→ **Request**
Reproduce, character for character, the lines below from the first through the one with "var yTitle = 'Average". Leave pictures out.

→ **Information shown**

■ ■ ■ ■ ■ ■ ■

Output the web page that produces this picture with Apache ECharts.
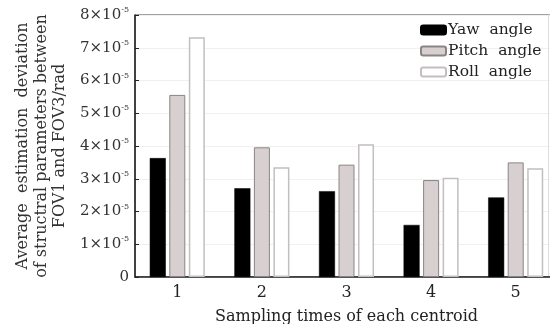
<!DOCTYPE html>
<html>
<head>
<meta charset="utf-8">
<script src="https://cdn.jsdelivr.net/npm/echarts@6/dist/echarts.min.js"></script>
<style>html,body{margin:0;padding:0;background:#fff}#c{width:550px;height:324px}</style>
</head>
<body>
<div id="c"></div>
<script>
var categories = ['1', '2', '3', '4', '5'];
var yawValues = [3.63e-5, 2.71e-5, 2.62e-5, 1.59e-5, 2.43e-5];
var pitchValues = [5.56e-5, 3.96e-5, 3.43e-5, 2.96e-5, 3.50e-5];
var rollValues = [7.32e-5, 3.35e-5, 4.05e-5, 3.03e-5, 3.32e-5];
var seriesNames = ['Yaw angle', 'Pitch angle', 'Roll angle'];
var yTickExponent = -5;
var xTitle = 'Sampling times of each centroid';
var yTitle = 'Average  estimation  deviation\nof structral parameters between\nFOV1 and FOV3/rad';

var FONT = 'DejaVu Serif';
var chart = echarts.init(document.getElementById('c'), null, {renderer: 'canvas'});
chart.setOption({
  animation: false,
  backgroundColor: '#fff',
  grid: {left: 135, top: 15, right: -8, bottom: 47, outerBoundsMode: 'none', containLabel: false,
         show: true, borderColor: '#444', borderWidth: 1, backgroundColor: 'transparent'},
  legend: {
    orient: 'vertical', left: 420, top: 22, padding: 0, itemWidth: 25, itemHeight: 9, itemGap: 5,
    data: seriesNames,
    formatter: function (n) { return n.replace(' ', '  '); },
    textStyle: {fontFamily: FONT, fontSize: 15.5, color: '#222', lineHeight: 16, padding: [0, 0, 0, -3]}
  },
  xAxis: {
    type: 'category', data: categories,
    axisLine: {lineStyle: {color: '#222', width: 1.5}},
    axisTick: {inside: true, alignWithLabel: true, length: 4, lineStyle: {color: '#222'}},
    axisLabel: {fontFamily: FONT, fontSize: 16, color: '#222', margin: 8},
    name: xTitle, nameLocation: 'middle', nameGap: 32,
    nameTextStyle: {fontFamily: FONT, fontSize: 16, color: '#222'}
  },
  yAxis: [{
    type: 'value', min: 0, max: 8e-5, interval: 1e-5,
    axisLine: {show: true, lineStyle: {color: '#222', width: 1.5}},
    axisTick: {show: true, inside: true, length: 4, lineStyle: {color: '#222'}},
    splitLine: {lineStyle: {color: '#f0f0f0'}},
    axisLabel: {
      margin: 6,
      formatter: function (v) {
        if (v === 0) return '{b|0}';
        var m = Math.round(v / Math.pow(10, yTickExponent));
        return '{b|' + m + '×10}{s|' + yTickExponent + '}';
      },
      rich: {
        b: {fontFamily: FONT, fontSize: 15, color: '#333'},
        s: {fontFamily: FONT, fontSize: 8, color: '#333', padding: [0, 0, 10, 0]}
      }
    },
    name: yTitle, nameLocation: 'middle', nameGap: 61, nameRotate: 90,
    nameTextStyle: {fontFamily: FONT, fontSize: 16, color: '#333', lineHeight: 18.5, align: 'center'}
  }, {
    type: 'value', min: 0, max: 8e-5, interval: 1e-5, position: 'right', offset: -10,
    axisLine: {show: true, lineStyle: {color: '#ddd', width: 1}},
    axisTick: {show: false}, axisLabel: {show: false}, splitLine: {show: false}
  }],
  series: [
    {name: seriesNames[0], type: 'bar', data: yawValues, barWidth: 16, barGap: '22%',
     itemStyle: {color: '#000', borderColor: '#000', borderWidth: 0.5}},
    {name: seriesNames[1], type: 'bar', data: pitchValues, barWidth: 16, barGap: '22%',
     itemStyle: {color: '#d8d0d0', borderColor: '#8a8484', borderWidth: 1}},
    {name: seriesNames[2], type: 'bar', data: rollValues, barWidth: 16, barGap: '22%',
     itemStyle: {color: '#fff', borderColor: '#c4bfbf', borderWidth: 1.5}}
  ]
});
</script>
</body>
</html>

■ ■ ■ ■ ■ ■ ■

→ **Written response**
Output the web page that produces this picture with Apache ECharts.
<!DOCTYPE html>
<html>
<head>
<meta charset="utf-8">
<script src="https://cdn.jsdelivr.net/npm/echarts@6/dist/echarts.min.js"></script>
<style>html,body{margin:0;padding:0;background:#fff}#c{width:550px;height:324px}</style>
</head>
<body>
<div id="c"></div>
<script>
var categories = ['1', '2', '3', '4', '5'];
var yawValues = [3.63e-5, 2.71e-5, 2.62e-5, 1.59e-5, 2.43e-5];
var pitchValues = [5.56e-5, 3.96e-5, 3.43e-5, 2.96e-5, 3.50e-5];
var rollValues = [7.32e-5, 3.35e-5, 4.05e-5, 3.03e-5, 3.32e-5];
var seriesNames = ['Yaw angle', 'Pitch angle', 'Roll angle'];
var yTickExponent = -5;
var xTitle = 'Sampling times of each centroid';
var yTitle = 'Average  estimation  deviation\nof structral parameters between\nFOV1 and FOV3/rad';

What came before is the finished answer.